**Problem statement**
The lines to extract run from the start of the records through the line with "55, 47.5, 41.5, 35.5, 31, 27, 23.5, 20.5, 18]", both ends included; drop the pictures.

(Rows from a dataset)
======

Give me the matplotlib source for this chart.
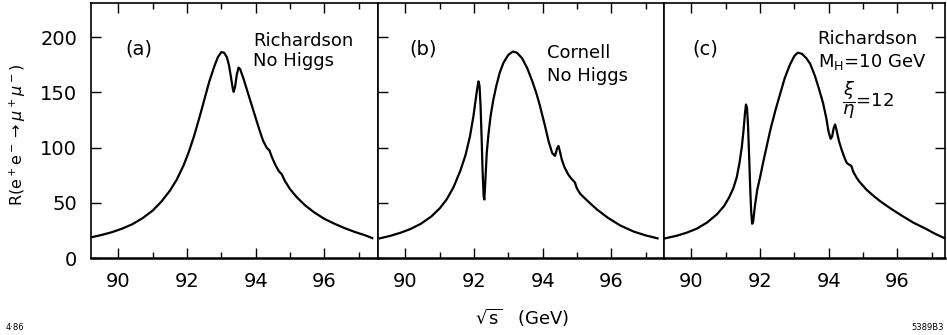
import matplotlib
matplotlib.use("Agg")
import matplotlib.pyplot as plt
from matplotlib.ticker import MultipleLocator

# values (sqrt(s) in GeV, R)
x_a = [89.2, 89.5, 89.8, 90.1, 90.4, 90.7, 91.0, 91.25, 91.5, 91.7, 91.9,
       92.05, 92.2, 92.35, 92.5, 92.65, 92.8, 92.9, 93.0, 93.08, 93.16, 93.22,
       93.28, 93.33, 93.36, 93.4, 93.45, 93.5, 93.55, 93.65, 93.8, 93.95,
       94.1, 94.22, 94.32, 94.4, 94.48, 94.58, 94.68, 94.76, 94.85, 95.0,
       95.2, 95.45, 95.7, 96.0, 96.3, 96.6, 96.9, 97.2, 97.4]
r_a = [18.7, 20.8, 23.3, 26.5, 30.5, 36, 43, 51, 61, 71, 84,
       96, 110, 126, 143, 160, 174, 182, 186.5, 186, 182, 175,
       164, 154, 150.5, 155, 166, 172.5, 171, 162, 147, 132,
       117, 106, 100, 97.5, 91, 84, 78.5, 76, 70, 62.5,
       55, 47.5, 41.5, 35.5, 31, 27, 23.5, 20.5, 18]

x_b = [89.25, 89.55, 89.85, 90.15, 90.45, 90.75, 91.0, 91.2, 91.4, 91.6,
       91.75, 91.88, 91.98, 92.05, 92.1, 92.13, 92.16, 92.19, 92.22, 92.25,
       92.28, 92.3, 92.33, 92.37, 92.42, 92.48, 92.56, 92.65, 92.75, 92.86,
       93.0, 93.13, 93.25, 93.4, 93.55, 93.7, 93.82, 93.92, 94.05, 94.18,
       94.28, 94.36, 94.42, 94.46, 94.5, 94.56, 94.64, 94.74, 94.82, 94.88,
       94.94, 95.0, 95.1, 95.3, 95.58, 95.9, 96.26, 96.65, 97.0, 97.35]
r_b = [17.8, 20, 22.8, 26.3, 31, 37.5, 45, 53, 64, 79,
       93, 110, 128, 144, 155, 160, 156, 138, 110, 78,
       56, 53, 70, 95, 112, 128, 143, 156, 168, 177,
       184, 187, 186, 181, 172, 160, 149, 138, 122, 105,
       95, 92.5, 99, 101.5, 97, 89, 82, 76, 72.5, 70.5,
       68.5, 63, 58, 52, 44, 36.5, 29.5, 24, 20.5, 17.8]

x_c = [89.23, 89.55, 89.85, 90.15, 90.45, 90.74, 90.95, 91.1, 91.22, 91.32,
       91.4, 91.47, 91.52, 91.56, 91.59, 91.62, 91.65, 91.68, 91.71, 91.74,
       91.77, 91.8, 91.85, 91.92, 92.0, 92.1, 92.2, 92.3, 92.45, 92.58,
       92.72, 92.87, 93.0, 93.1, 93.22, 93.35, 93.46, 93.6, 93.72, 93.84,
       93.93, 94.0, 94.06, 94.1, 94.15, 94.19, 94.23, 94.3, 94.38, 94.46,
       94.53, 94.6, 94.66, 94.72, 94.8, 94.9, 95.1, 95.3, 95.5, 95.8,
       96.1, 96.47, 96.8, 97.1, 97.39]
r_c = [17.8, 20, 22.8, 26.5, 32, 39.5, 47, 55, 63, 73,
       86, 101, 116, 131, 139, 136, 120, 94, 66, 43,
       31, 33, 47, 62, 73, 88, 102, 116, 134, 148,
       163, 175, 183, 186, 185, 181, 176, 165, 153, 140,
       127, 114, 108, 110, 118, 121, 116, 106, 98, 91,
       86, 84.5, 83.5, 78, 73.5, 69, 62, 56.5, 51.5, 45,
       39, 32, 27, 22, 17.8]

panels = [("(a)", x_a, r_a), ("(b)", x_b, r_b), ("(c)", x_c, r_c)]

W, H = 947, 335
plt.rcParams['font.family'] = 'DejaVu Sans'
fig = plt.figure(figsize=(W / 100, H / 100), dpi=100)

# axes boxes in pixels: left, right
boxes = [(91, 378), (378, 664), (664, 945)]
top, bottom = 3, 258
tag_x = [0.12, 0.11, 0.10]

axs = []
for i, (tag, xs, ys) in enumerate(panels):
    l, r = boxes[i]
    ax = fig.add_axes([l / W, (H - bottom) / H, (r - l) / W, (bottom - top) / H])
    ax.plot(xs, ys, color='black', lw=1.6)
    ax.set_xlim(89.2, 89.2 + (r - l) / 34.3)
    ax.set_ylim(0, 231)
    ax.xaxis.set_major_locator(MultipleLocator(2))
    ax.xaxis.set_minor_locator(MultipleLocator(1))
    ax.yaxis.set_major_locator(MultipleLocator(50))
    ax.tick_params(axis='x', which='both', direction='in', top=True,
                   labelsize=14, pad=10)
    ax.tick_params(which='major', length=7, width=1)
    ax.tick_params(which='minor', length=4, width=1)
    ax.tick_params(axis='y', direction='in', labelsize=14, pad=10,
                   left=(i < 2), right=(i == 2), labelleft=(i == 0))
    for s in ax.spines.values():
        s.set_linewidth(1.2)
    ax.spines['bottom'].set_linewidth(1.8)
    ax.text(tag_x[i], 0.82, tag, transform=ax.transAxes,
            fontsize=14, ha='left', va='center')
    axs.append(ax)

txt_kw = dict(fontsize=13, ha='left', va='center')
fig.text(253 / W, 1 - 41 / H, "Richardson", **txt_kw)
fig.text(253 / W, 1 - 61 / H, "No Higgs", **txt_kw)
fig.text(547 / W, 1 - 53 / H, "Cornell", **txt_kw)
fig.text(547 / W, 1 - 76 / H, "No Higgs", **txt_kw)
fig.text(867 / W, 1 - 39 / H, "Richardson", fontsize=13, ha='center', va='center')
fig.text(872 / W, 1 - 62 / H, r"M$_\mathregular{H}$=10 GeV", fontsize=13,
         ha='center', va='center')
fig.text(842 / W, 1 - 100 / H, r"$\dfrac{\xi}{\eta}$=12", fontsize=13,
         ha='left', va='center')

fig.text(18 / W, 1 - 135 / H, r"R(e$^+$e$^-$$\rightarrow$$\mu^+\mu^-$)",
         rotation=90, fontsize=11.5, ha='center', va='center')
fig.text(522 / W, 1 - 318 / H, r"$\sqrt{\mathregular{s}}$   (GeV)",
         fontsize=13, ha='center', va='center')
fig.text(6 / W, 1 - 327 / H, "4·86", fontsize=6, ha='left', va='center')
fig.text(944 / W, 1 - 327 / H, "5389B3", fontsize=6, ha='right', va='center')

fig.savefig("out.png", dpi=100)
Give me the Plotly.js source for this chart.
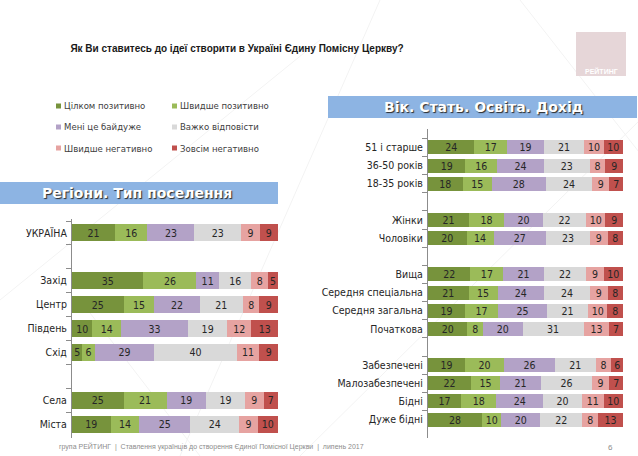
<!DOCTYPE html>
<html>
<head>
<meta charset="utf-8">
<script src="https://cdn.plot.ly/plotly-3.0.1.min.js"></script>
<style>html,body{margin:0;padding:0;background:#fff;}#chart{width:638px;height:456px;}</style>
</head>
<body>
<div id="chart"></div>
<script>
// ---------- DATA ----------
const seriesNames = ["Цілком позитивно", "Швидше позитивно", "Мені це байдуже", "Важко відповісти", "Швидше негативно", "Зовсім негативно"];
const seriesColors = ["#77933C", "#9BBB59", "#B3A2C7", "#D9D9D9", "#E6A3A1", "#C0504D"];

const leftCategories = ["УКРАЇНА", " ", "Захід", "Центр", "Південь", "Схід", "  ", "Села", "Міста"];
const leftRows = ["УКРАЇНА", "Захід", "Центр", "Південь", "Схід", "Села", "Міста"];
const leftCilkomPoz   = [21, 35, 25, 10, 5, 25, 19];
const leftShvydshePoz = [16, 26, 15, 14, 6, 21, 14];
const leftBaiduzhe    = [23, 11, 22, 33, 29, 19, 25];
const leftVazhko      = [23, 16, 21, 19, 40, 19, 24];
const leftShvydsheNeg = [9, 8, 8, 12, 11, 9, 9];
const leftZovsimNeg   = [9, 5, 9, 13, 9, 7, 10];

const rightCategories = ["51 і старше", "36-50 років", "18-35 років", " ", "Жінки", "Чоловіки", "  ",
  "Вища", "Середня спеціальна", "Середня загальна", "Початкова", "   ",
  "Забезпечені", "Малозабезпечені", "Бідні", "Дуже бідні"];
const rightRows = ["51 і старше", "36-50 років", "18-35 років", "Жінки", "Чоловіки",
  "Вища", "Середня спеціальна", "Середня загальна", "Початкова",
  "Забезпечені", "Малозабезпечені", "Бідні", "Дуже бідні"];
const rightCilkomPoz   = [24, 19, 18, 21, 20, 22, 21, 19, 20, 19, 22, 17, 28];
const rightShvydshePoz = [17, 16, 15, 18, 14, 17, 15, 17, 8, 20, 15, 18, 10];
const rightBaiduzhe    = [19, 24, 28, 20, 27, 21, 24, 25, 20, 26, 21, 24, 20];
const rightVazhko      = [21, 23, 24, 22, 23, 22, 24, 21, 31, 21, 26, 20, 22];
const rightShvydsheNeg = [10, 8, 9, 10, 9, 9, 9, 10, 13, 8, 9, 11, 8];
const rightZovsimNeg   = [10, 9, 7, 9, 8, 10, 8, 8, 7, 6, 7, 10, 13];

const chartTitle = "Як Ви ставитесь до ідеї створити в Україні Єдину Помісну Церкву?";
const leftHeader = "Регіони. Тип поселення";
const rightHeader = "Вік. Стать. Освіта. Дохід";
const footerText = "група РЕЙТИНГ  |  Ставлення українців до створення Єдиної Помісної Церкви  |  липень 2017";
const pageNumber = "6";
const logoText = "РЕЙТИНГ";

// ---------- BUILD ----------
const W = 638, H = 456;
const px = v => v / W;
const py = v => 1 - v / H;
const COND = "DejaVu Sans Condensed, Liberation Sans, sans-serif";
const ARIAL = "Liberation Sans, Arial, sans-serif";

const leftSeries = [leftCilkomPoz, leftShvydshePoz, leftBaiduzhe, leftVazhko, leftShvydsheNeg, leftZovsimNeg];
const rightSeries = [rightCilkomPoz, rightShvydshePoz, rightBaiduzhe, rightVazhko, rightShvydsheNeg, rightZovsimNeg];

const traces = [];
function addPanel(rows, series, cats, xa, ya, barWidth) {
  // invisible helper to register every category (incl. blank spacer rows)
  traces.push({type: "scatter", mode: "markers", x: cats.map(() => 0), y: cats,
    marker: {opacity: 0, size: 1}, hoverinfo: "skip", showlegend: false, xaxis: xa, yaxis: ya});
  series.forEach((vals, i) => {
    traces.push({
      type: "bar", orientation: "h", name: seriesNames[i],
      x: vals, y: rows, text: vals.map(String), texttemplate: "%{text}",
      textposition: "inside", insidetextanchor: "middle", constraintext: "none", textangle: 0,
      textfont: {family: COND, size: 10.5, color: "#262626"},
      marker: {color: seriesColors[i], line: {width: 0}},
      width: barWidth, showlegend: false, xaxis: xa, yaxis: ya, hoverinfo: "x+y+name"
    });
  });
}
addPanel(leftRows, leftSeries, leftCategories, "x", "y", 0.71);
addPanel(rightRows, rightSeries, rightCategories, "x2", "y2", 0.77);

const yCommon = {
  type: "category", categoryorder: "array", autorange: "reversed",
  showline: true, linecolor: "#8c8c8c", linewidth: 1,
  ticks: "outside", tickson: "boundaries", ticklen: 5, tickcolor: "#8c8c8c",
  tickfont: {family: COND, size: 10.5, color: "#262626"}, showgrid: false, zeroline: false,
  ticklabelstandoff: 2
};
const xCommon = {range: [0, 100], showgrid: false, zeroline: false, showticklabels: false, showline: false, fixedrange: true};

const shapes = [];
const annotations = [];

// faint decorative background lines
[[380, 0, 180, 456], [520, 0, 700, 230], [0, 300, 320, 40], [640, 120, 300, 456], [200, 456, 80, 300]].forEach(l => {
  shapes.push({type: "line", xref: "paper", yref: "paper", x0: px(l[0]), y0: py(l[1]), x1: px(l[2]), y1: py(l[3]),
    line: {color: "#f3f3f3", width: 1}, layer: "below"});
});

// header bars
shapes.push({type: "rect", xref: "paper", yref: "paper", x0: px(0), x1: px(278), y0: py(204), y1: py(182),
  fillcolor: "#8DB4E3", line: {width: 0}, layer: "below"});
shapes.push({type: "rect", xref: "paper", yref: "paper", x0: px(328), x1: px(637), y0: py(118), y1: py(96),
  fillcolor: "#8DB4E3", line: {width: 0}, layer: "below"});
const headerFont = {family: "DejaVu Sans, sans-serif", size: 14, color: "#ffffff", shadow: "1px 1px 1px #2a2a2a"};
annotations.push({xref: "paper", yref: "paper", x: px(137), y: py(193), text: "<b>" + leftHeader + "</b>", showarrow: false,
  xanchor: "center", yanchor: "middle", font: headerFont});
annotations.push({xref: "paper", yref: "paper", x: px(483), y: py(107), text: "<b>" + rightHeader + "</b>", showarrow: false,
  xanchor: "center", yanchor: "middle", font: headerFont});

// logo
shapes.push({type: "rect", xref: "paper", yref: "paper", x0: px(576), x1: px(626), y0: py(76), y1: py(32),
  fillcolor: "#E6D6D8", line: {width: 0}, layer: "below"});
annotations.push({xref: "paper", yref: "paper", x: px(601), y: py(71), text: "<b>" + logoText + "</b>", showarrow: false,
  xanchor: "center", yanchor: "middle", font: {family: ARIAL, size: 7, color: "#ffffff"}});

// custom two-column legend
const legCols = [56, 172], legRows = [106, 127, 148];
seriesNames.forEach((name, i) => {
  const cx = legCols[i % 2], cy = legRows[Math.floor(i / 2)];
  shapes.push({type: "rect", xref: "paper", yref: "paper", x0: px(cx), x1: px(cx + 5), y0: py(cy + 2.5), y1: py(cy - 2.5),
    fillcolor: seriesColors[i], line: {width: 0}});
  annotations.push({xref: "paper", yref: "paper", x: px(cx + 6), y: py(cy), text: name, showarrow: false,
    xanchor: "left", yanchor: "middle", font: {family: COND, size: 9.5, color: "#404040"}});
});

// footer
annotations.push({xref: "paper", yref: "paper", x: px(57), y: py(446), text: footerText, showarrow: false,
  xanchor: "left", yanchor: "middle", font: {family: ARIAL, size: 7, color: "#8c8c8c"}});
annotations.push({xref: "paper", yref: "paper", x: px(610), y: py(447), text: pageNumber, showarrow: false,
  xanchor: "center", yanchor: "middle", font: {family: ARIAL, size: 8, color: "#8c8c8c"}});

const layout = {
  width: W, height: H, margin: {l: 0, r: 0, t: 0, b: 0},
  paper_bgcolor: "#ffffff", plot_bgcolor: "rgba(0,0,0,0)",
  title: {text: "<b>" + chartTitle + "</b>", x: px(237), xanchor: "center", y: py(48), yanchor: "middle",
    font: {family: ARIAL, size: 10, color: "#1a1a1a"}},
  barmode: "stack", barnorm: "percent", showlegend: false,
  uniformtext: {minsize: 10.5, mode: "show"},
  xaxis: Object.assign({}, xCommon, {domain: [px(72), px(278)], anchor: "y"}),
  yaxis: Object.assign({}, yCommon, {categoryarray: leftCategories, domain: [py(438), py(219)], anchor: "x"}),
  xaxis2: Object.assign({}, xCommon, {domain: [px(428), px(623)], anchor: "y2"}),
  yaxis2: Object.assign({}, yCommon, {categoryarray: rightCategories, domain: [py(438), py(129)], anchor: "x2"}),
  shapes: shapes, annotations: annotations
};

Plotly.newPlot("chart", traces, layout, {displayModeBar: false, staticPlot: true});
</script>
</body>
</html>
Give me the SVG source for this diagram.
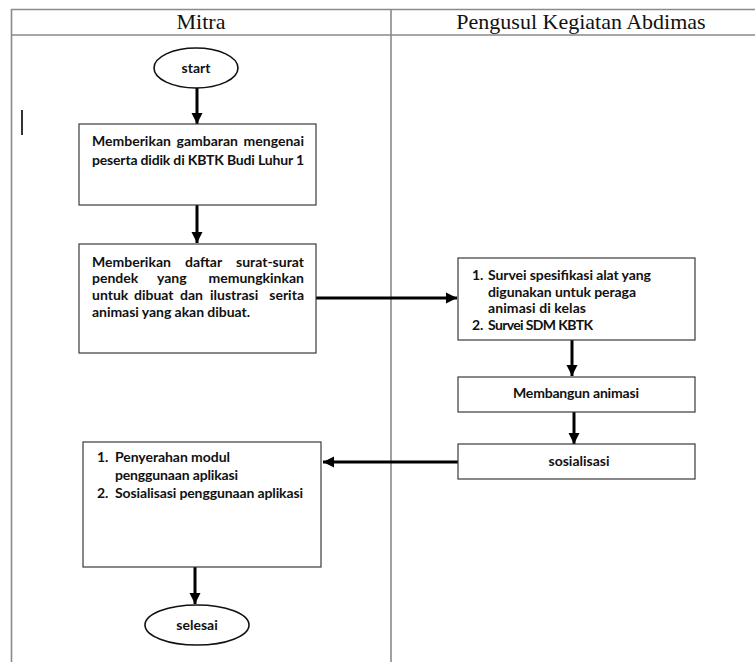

======

**Correct result**
Give me the matplotlib source for this chart.
import matplotlib
matplotlib.use("Agg")
import matplotlib.pyplot as plt
from matplotlib.ticker import MultipleLocator

# values (sqrt(s) in GeV, R)
x_a = [89.2, 89.5, 89.8, 90.1, 90.4, 90.7, 91.0, 91.25, 91.5, 91.7, 91.9,
       92.05, 92.2, 92.35, 92.5, 92.65, 92.8, 92.9, 93.0, 93.08, 93.16, 93.22,
       93.28, 93.33, 93.36, 93.4, 93.45, 93.5, 93.55, 93.65, 93.8, 93.95,
       94.1, 94.22, 94.32, 94.4, 94.48, 94.58, 94.68, 94.76, 94.85, 95.0,
       95.2, 95.45, 95.7, 96.0, 96.3, 96.6, 96.9, 97.2, 97.4]
r_a = [18.7, 20.8, 23.3, 26.5, 30.5, 36, 43, 51, 61, 71, 84,
       96, 110, 126, 143, 160, 174, 182, 186.5, 186, 182, 175,
       164, 154, 150.5, 155, 166, 172.5, 171, 162, 147, 132,
       117, 106, 100, 97.5, 91, 84, 78.5, 76, 70, 62.5,
       55, 47.5, 41.5, 35.5, 31, 27, 23.5, 20.5, 18]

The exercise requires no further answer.